Dans ces dernières années, Dieu m'a interpellée en me rappelant que mon identité est en Lui, et que je ne dois pas chercher la validation des autres ou de la société.
Mais en quoi l'identité est-elle liée au fait de se sentir offensé·e?
Notre société, en s'éloignant de Dieu et en se détachant de Sa Parole, a vécu une crise identitaire et une crise existentielle. En effet, sans ce sentiment d'appartenance, de filiation, l'être humain tente "d'être quelqu'un", de trouver ailleurs la validation dont il a tellement besoin pour exister... validation qu'il ne peut trouver qu'en Dieu. Sans Dieu dans notre vie, nous perdons ce miroir reflétant la personne que nous sommes. En conséquence, nos ami·es, nos proches, nos collègues, nos connaissances et ceux·celles qui croisent notre chemin deviennent notre miroir.

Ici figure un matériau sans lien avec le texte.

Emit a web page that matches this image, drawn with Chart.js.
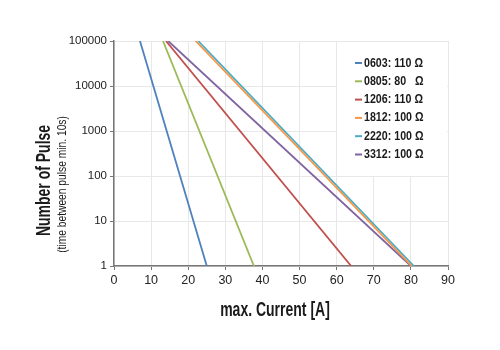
<!DOCTYPE html>
<html>
<head>
<meta charset="utf-8">
<script src="https://cdn.jsdelivr.net/npm/chart.js@4"></script>
<style>
html,body{margin:0;padding:0;background:#fff;}
#wrap{width:500px;height:350px;}
</style>
</head>
<body>
<div id="wrap"><canvas id="c" width="500" height="350"></canvas></div>
<script>
// ---- data ----
const seriesLabels = ['0603: 110 \u03A9', '0805: 80   \u03A9', '1206: 110 \u03A9', '1812: 100 \u03A9', '2220: 100 \u03A9', '3312: 100 \u03A9'];
const seriesColors = ['#4f81bd', '#9bbb59', '#c0504d', '#f79646', '#4bacc6', '#8064a2'];
// current [A] at 100000 pulses and at 1 pulse
const currentAtMaxPulses = [7.0, 13.2, 14.0, 22.0, 22.7, 14.6];
const currentAtOnePulse  = [25.0, 37.7, 63.9, 80.2, 80.8, 80.0];
const pulseRange = [100000, 1];
const yTicks = [1, 10, 100, 1000, 10000, 100000];
const xMin = 0, xMax = 90, xStep = 10;

const FONT = '"Liberation Sans", Arial, sans-serif';

const datasets = seriesLabels.map((lab, i) => ({
  label: lab,
  data: [
    {x: currentAtMaxPulses[i], y: pulseRange[0]},
    {x: currentAtOnePulse[i], y: pulseRange[1]}
  ],
  borderColor: seriesColors[i],
  backgroundColor: seriesColors[i],
  borderWidth: 1.8,
  pointRadius: 0,
  showLine: true,
  tension: 0
}));

function condText(ctx, text, x, y, sx) {
  ctx.save();
  ctx.translate(x, y);
  ctx.scale(sx, 1);
  ctx.fillText(text, 0, 0);
  ctx.restore();
}

const titlesPlugin = {
  id: 'titles',
  afterDraw(chart) {
    const ctx = chart.ctx;
    const area = chart.chartArea;
    ctx.save();
    ctx.fillStyle = '#1a1a1a';
    ctx.textAlign = 'center';
    ctx.textBaseline = 'middle';
    // x title
    ctx.font = 'bold 20px ' + FONT;
    condText(ctx, 'max. Current [A]', (area.left + area.right) / 2 - 6, 310, 0.7);
    // y title
    ctx.translate(44, (area.top + area.bottom) / 2 + 27);
    ctx.rotate(-Math.PI / 2);
    ctx.font = 'bold 20px ' + FONT;
    condText(ctx, 'Number of Pulse', 0, 0, 0.7);
    ctx.font = '12.5px ' + FONT;
    condText(ctx, '(time between pulse min. 10s)', -4, 19, 0.82);
    ctx.restore();

    // legend
    ctx.save();
    ctx.fillStyle = '#ffffff';
    ctx.fillRect(337, area.top + 1, area.right - 337 - 1, 134);
    ctx.font = 'bold 13px ' + FONT;
    ctx.textAlign = 'left';
    ctx.textBaseline = 'middle';
    chart.data.datasets.forEach((ds, i) => {
      const y = 63 + i * 18.3;
      ctx.strokeStyle = ds.borderColor;
      ctx.lineWidth = 2;
      ctx.beginPath();
      ctx.moveTo(355, y);
      ctx.lineTo(362, y);
      ctx.stroke();
      ctx.fillStyle = '#1a1a1a';
      condText(ctx, ds.label, 364, y, 0.82);
    });
    ctx.restore();
  }
};

new Chart(document.getElementById('c'), {
  type: 'scatter',
  data: { datasets },
  options: {
    responsive: false,
    animation: false,
    layout: { padding: { left: 0, right: 52, top: 41, bottom: 0 } },
    plugins: { legend: { display: false }, tooltip: { enabled: false } },
    scales: {
      x: {
        type: 'linear',
        min: xMin, max: xMax,
        ticks: { stepSize: xStep, color: '#222', font: { family: FONT, size: 12.5 }, padding: 3 },
        grid: { color: '#e8e8e8', tickColor: '#777', tickLength: 4, lineWidth: 1 },
        border: { color: '#777', width: 1.5 },
        afterFit(s) { s.height = 350 - 266; }
      },
      y: {
        type: 'logarithmic',
        min: 1, max: 100000,
        afterBuildTicks(s) { s.ticks = yTicks.map(v => ({ value: v })); },
        ticks: {
          color: '#222', font: { family: FONT, size: 11.5 }, padding: 3,
          callback: (v) => String(v)
        },
        grid: { color: '#e8e8e8', tickColor: '#777', tickLength: 4, lineWidth: 1 },
        border: { color: '#777', width: 1.5 },
        afterFit(s) { s.width = 114; }
      }
    }
  },
  plugins: [titlesPlugin]
});
</script>
</body>
</html>
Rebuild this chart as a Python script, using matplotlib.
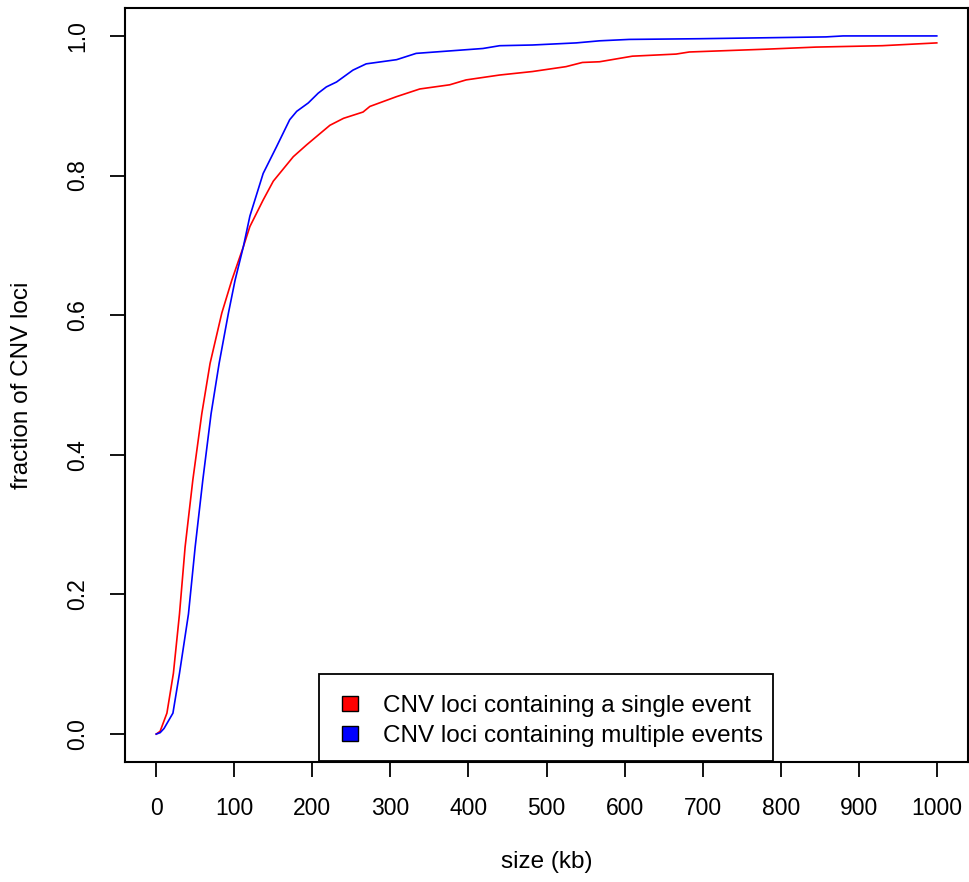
import matplotlib
matplotlib.use("Agg")
import matplotlib.pyplot as plt
from matplotlib.patches import Rectangle

plt.rcParams['font.family'] = ['Liberation Sans', 'DejaVu Sans']

# ---- data ----
single_kb = [0, 5, 13.7, 22, 29.8, 37, 46.9, 58.4, 69, 84, 96.8, 111.6, 120, 137,
             150, 175.6, 192.7, 209.7, 222.5, 240, 265, 273.7, 307.8, 337.6, 376,
             397, 440, 482, 525, 546, 568, 610, 666, 683, 781, 845, 930, 1000]
single_frac = [0, 0.004, 0.03, 0.087, 0.172, 0.268, 0.364, 0.459, 0.531, 0.603,
               0.650, 0.698, 0.727, 0.765, 0.792, 0.827, 0.844, 0.860, 0.872,
               0.882, 0.891, 0.899, 0.913, 0.924, 0.930, 0.937, 0.944, 0.949,
               0.956, 0.962, 0.963, 0.971, 0.974, 0.977, 0.981, 0.984, 0.986,
               0.990]

multi_kb = [0, 5, 10, 21.4, 29.8, 41.3, 49.9, 59.7, 70.3, 80.6, 92.5, 101, 111.6,
            120, 137, 154, 171, 180, 194.8, 207.5, 218, 231, 252, 269, 308, 333,
            418.5, 440, 482, 538, 568, 606, 696, 858, 880, 1000]
multi_frac = [0, 0.002, 0.008, 0.03, 0.087, 0.172, 0.268, 0.364, 0.459, 0.531,
              0.603, 0.650, 0.698, 0.742, 0.803, 0.841, 0.880, 0.892, 0.904,
              0.918, 0.927, 0.934, 0.951, 0.960, 0.966, 0.975, 0.982, 0.986,
              0.987, 0.990, 0.993, 0.995, 0.996, 0.9986, 1.0, 1.0]

series_labels = ["CNV loci containing a single event",
                 "CNV loci containing multiple events"]
series_colors = ["#FF0000", "#0000FF"]

x_ticks = list(range(0, 1001, 100))
y_ticks = [0.0, 0.2, 0.4, 0.6, 0.8, 1.0]
x_label = "size (kb)"
y_label = "fraction of CNV loci"

# ---- figure ----
W, H = 969, 882
fig = plt.figure(figsize=(W / 100, H / 100), dpi=100)
L, R, T, B = 125, 968, 8, 762
ax = fig.add_axes([L / W, 1 - B / H, (R - L) / W, (B - T) / H])

ax.plot(single_kb, single_frac, color=series_colors[0], lw=1.2)
ax.plot(multi_kb, multi_frac, color=series_colors[1], lw=1.2)

ax.set_xlim(-40, 1040)
ax.set_ylim(-0.04, 1.04)
ax.set_xticks(x_ticks)
ax.set_xticklabels([str(t) for t in x_ticks])
ax.set_yticks(y_ticks)
ax.set_yticklabels(["%.1f" % t for t in y_ticks], rotation=90, va='center')

for s in ax.spines.values():
    s.set_linewidth(1.5)
ax.tick_params(axis='both', direction='out', length=11, width=1.3,
               labelsize=16.5, pad=14.5, color='black')

fig.text((L + R) / 2 / W, 1 - 862 / H, x_label, ha='center', va='center',
         fontsize=17.5)
fig.text(22 / W, 1 - (T + B) / 2 / H, y_label, ha='center', va='center',
         rotation=90, fontsize=17.5)

# ---- legend (R style, drawn in axes coordinates) ----
aw, ah = R - L, B - T
def ax_x(px):
    return (px - L) / aw
def ax_y(py):
    return (B - py) / ah

ax.add_patch(Rectangle((ax_x(319.3), ax_y(760.5)), ax_x(773.3) - ax_x(319.3),
                       ax_y(674.3) - ax_y(760.5), transform=ax.transAxes,
                       facecolor='white', edgecolor='black', lw=1.3, zorder=5))
rows_top = [695.7, 725.7]
rows_base = [711.7, 741.7]
for i in range(2):
    ax.add_patch(Rectangle((ax_x(342), ax_y(rows_top[i] + 15)),
                           ax_x(358) - ax_x(342), 15 / ah,
                           transform=ax.transAxes, facecolor=series_colors[i],
                           edgecolor='black', lw=1.0, zorder=6))
    ax.text(ax_x(382.7), ax_y(rows_base[i]), series_labels[i],
            transform=ax.transAxes, ha='left', va='baseline', fontsize=17.5,
            zorder=7)

fig.savefig("out.png", dpi=100, facecolor='white')
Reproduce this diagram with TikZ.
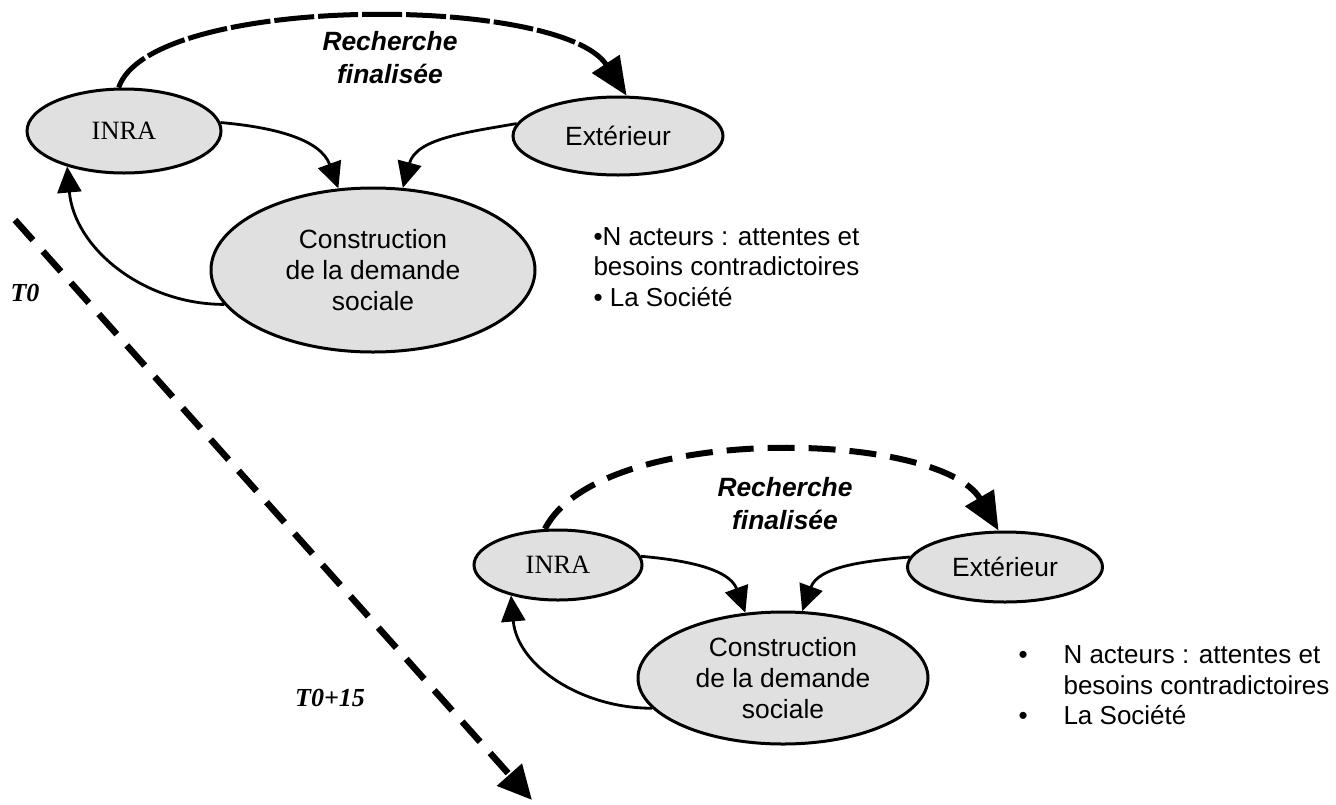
\documentclass[tikz,border=0pt]{standalone}
\usepackage{fontspec}
\setmainfont{Liberation Sans}
\newfontfamily\timesfont{Liberation Serif}
\usetikzlibrary{arrows.meta,shapes.geometric}

\begin{document}
\begin{tikzpicture}[
        x=1pt,y=1pt,
        mybulle/.style={ellipse,draw,line width=3pt,fill=black!12,inner sep=0pt,
            font=\fontsize{26.4}{31}\selectfont,align=center},
        mytitre/.style={font=\fontsize{26.4}{33}\selectfont\bfseries\itshape,align=center},
        myliste/.style={font=\fontsize{26}{30.5}\selectfont,align=left,anchor=west},
        mytemps/.style={font=\timesfont\fontsize{26}{30}\selectfont\bfseries\itshape},
        myfleche/.style={line width=2.8pt,-{Triangle[length=26pt,width=24pt]}},
        myarc/.style={line width=5pt,dash pattern=on 40pt off 4pt,-{Triangle[length=38pt,width=32pt]}},
        mytiret/.style={line width=6.5pt,dash pattern=on 27pt off 15pt,-{Triangle[length=34pt,width=32pt]}}
    ]
    \useasboundingbox (0,0) rectangle (1336,-804);
    \node[mybulle,minimum width=194pt,minimum height=84pt] (inraA) at (124,-131) {\timesfont INRA};
    \node[mybulle,minimum width=210pt,minimum height=78pt] (extA) at (618,-136) {Extérieur};
    \node[mybulle,minimum width=324pt,minimum height=164pt] (consA) at (373,-270) {Construction\\de la demande\\sociale};
    \node[mytitre] (rechA) at (390,-58) {Recherche\\finalisée};
    \node[myliste] (listeA) at (590,-267) {•N acteurs : attentes et\\besoins contradictoires\\• La Société};
    \node[mytemps] (tA) at (25,-293) {T0};
    \draw[myarc] (inraA.97) .. controls (150,6) and (560,6) .. (extA.78);
    \draw[myfleche] (inraA.5) to[out=-5,in=110] (consA.113);
    \draw[myfleche] (extA.173) to[out=190,in=75] (consA.70);
    \draw[myfleche] (consA.193) to[out=180,in=-85] (inraA.212);
    \node[mybulle,minimum width=168pt,minimum height=70pt] (inraB) at (558,-565) {\timesfont INRA};
    \node[mybulle,minimum width=195pt,minimum height=70pt] (extB) at (1005,-567) {Extérieur};
    \node[mybulle,minimum width=290pt,minimum height=132pt] (consB) at (783,-678) {Construction\\de la demande\\sociale};
    \node[mytitre] (rechB) at (785,-504) {Recherche\\finalisée};
    \node[myliste] (listeB) at (1015,-688) {\begin{tabular}{@{}p{45pt}@{}l@{}}•&N acteurs : attentes et\\&besoins contradictoires\\•&La Société\end{tabular}};
    \node[mytemps] (tB) at (330,-698) {T0+15};
    \draw[myarc,dash pattern=on 27pt off 14pt,line width=6pt] (inraB.110) .. controls (600,-422) and (940,-430) .. (extB.100);
    \draw[myfleche] (inraB.6) to[out=-5,in=110] (consB.120);
    \draw[myfleche] (extB.174) to[out=185,in=70] (consB.74);
    \draw[myfleche] (consB.193) to[out=180,in=-85] (inraB.213);
    \coordinate (debut) at (15,-220);
    \coordinate (fin) at (532,-800);
    \draw[mytiret] (debut) -- (fin);
\end{tikzpicture}
\end{document}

Nous attendons d'eux.elles qu'ils.elles nous renvoient une image de qui l'on est, et laissons alors ces multiples "images" justes ou faussées nous définir.
Dès lors, si nous nous sentons jugé.e.s, critiqué.e.s par ces mêmes personnes, dans notre personnalité, nos idées ou nos actions, nous nous sentons rapidement offensé·es.
Et nous n'arrivons pas à pardonner ou à passer à autre chose car nous essayions de combattre les images faussées que nous renvoient ces "miroirs" humains.
Tout au long de son ministère, Jésus a été critiqué, moqué, jugé, dévisagé, harcelé par les chefs religieux, les pharisiens, et cela jusqu'à son dernier souffle. En dépit des attaques incessantes contre ce qu'Il faisait, ce qu'Il disait et qui Il était, Jésus a pu accomplir sa mission sur Terre car il connaissait son identité: Il reflétait Son Père. On peut le lire dans Marc 14:60-6I : "Le souverain sacrificateur l'interrogea de nouveau, et lui dit : Es-tu le Christ, le Fils du Dieu béni ? Jésus répondit : Je le suis."
Je crois que connaître son identité en Dieu c'est venir chercher et trouver qui nous sommes en Lui, plonger notre regard dans ses yeux de Père et être ainsi en possession d'un bouclier capable de nous protéger de toute offense. Jamais Dieu ne nous offense ou nous blesse par l'image qu'Il renvoie de nous. Au contraire, cette image nous renforce, et nous établit : "(...) nous tous qui, le visage découvert, contemplons, comme dans un miroir, la gloire du Seigneur, nous sommes transformés en son image" (2 Corinthiens 3:18).
J'aime cette phrase de David A. Bédane qui dit qu'"Être offensé c'est un choix que l'on fait, ce n'est pas quelque chose qui nous est infligé ou imposé par quelqu'un ou quelque chose." Il nous faut donc être proactif·ves afin de ne pas laisser le sentiment d'offense nous consumer. L'écrivaine Chimamanda Ngozi Adochie nous encourage dans cette direction : "La culture ne crée pas les gens. Les gens créent la culture."
En tant que fils et filles de Dieu, nous ne sommes pas appelé.e.s à subir cette culture de l'offense, mais à la transformer en culture du pardon - en apprenant à pardonner ceux·celles qui nous ont offensé·es (Matthieu 6:12). Si l'on considère qu'être offensé.e est un choix, pardonner en est un aussi. Jésus, sur la croix, a crié à Dieu : "(...) pardonne-leur, car ils ne savent ce qu'ils font." Accusé injustement, humilié, soumis à la souffrance et mis à mort pour nos pêchés, Jésus avait, à nos yeux humains, toutes les raisons de faire le choix d'être offensé, mais il a choisi le chemin du pardon.